Smoothing: moving average
Moving average is the most straight forward way of smoothing data. Each point of the spectrum is replaced by the average of $N$ points to its left and right. The easiest way to apply a moving average filter is to convolve the spectrum with an array of length $2 N + 1$ of the value $\frac{1}{2 N + 1}$.
import numpy as np
import matplotlib.pyplot as plt
%matplotlib notebook
First, let's create a dataset to visualize the effect of moving average smoothing:
# create dataset
gaussian_band = lambda wn, A, s, m: A/s*np.sqrt(2*np.pi)*np.exp(-(wn-m)**2/2/s**2)
wn = np.arange(1460, 1621)
spectrum = sum([
gaussian_band(wn, A, s, m)
for A, s, m in ((1, 1, 1485), (2.5, 2.5, 1515), (10, 10, 1590))
], np.zeros(wn.shape))
# add normal distributed noise to spectrum
noise = 0.1*np.random.randn(*spectrum.shape)
spectrum_noisy = spectrum + noise
plt.figure()
plt.plot(wn, spectrum, label="spectrum")
plt.plot(wn, spectrum_noisy, label="spectrum + noise")
plt.xlabel("wavenumber")
plt.ylabel("absorption");
plt.legend();
I use the np.convolve(a, v, mode='full')
function to apply the moving average filter. This function convolves the array a
with the spectrum v
. Convolve means, that a
is flipped and then the last element of a
is multiplied with the first element in v
. This is the first element of the result vector. For the next element in the result vector, the one but last element of a
is multiplied with the first element of v
and the last element of a
is multiplied the second element of v
. The sum of these products is the second element of the result vector. And so forth.

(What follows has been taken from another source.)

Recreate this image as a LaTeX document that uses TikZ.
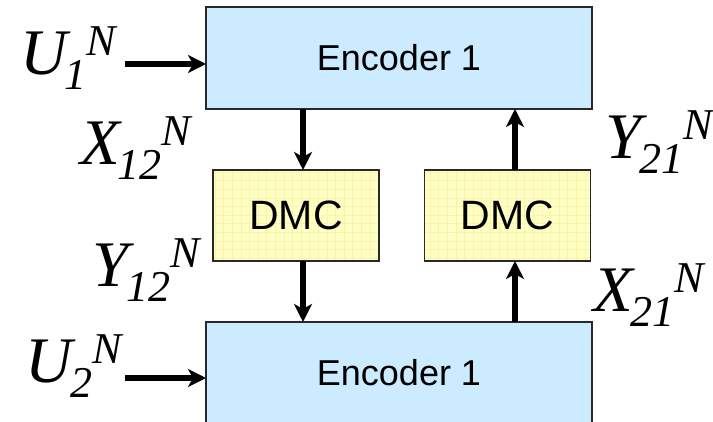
\documentclass[tikz,border=0pt]{standalone}
\usepackage{fontspec}
\setmainfont{Liberation Serif}
\newfontfamily\arialfont{Liberation Sans}
\usetikzlibrary{arrows.meta}

\definecolor{encfill}{RGB}{204,235,255}
\definecolor{dmcfill}{RGB}{255,255,196}
\definecolor{dmcgrid}{RGB}{248,244,172}
\definecolor{boxline}{RGB}{40,40,40}

% italic symbol with lowered index and raised N, written one after the other
\newcommand{\chsym}[2]{\itshape{\fontsize{65}{65}\selectfont #1}\kern-2pt%
  \raisebox{-15pt}{\fontsize{44}{44}\selectfont #2}%
  \raisebox{19pt}{\fontsize{44}{44}\selectfont N}}

\tikzset{
  encbox/.style={draw=boxline, line width=1.4pt, fill=encfill, outer sep=0pt,
    minimum width=386pt, minimum height=102pt, inner sep=0pt,
    font=\arialfont\fontsize{36}{36}\selectfont},
  dmcbox/.style={draw=boxline, line width=1.4pt, outer sep=0pt,
    minimum width=166pt, minimum height=91pt, inner sep=0pt,
    font=\arialfont\fontsize{41}{41}\selectfont},
  symlabel/.style={anchor=base west, inner sep=0pt, outer sep=0pt},
  arr/.style={line width=5.5pt, -{Stealth[length=18pt,width=18pt,inset=5pt]}},
}

\begin{document}
\begin{tikzpicture}[x=1pt, y=-1pt]
  \useasboundingbox (0,0) rectangle (713,422);
  \clip (0,0) rectangle (713,422);
  \fill[white] (0,0) rectangle (713,422);

  % encoder blocks
  \node[encbox] (enc1) at (399,58) {Encoder 1};
  \node[encbox] (enc2) at (399,373) {Encoder 1};

  % channel blocks, filled with a faint grid texture
  \foreach \nm/\cx in {dmc1/296, dmc2/507.5} {
    \fill[dmcfill] (\cx-83,170) rectangle (\cx+83,261);
    \begin{scope}
      \clip (\cx-83,170) rectangle (\cx+83,261);
      \draw[dmcgrid, line width=0.5pt, xstep=8.6pt, ystep=8.6pt]
        (\cx-83,170) grid (\cx+83,261);
    \end{scope}
    \node[dmcbox] (\nm) at (\cx,215.5) {DMC};
  }

  % source inputs
  \coordinate (u1in) at (125,64);
  \coordinate (u2in) at (125,378);
  \draw[arr] (u1in) -- (u1in -| enc1.west);
  \draw[arr] (u2in) -- (u2in -| enc2.west);

  % vertical links between encoders and channels
  \coordinate (la) at (303,0);
  \coordinate (ra) at (515,0);
  \draw[arr] (enc1.south -| la) -- (dmc1.north -| la);
  \draw[arr] (dmc1.south -| la) -- (enc2.north -| la);
  \draw[arr] (dmc2.north -| ra) -- (enc1.south -| ra);
  \draw[arr] (enc2.north -| ra) -- (dmc2.south -| ra);

  % signal labels
  \node[symlabel] (u1) at (20,75)  {\chsym{U}{1}};
  \node[symlabel] (u2) at (26,382) {\chsym{U}{2}};
  \node[symlabel] (x12) at (80,165) {\chsym{X}{12}};
  \node[symlabel] (y12) at (92,287) {\chsym{Y}{12}};
  \node[symlabel] (y21) at (605,159) {\chsym{Y}{21}};
  \node[symlabel] (x21) at (593,312) {\chsym{X}{21}};
\end{tikzpicture}
\end{document}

For a moving average filter I set all the values in a
to $\frac{1}{N}$, where $N$ is the length of a
.
The mode
argument selects how the filter deals with data points at the edges of the spectrum. The default is 'full'
, which means that that the result vector contains data at its edges that where not all elements of a
have been multiplied with actual data in 'v'. See the plot below for the resulting vector:
plt.figure()
N = 10
v = np.ones(20)
a = np.ones(N)/N
plt.plot(np.convolve(a,v,mode='full'))
plt.xlabel("index")
plt.ylabel("convolution")
The easiest solution is to extend the edges of the spectrum with $N$ copies of the first or the last values, respectively, so that the outermost values of the smoothed spectrum don't point towards zero. In case of highly noisy data, it can also be a good idea, to fill with the average of the $N+1$ values closest to the edge instead:
plt.figure()
N = 10
v = np.ones(20)
a = np.ones(N)/N
v_extended = np.zeros(2*N + len(v))
v_extended[N:-N] = v
v_extended[:N] = np.mean(v[:N+1])
v_extended[-N:] = np.mean(v[-N-1:])
plt.plot(np.convolve(a,v,mode='valid'))
plt.xlabel("index")
plt.ylabel("convolution");
To make the moving average filter reusable, I wrap it in a function like so:
def moving_average(data, N):
"""
`data`: input data array
`N`: data points to average, integer
"""
# create convolution array
window_arr = np.ones(2*N + 1)/(2*N + 1)
#extend spectrum with mean of N+1 values at the end
data_extended = np.zeros(2*N + len(data))
data_extended[N:-N] = data
data_extended[:N] = np.mean(data[:N+1])
data_extended[-N:] = np.mean(data[-N-1:])
smoothed = np.convolve(window_arr, data_extended, mode='valid')
return smoothed
When I apply the moving average filter to the noise test spectrum from the beginning of this article, this is what happens:
plt.figure()
plt.plot(wn, noise, label="unsmoothed")
for N in (1,2,4,8, 16, 32):
plt.plot(wn, moving_average(noise, N), label='$N=${}'.format(N))
plt.xlabel("wavenumber")
plt.ylabel("absorption");
plt.legend();
Obviously, higher higher $N$ means less noise. On the flip side, here is what happens to the bands in the spectrum when I aggressively smooth them:
plt.figure()
plt.plot(wn, spectrum_noisy, label="unsmoothed")
for N in (1,2,4,8, 16, 32):
plt.plot(wn, moving_average(spectrum_noisy, N), label='$N=${}'.format(N))
plt.xlabel("wavenumber")
plt.ylabel("absorption");
plt.legend();
Obviously, higher order filters make the spectrum smoother but at the same time, but they also significantly distort spectra, with narrower bands being affected more noticeably than broader bands.
Moving average filters don't offer a lot of options for customization, but they are the simplest form of a finite impulse response (FIR) filter. These can be tailored to specific problems by selecting frequency windows that contain information and those that don't. The Savitzky-Golay (SG) filter is another type of FIR filter, that has found widespread use in spectroscopy. I will write about these filters more in detail in a future post.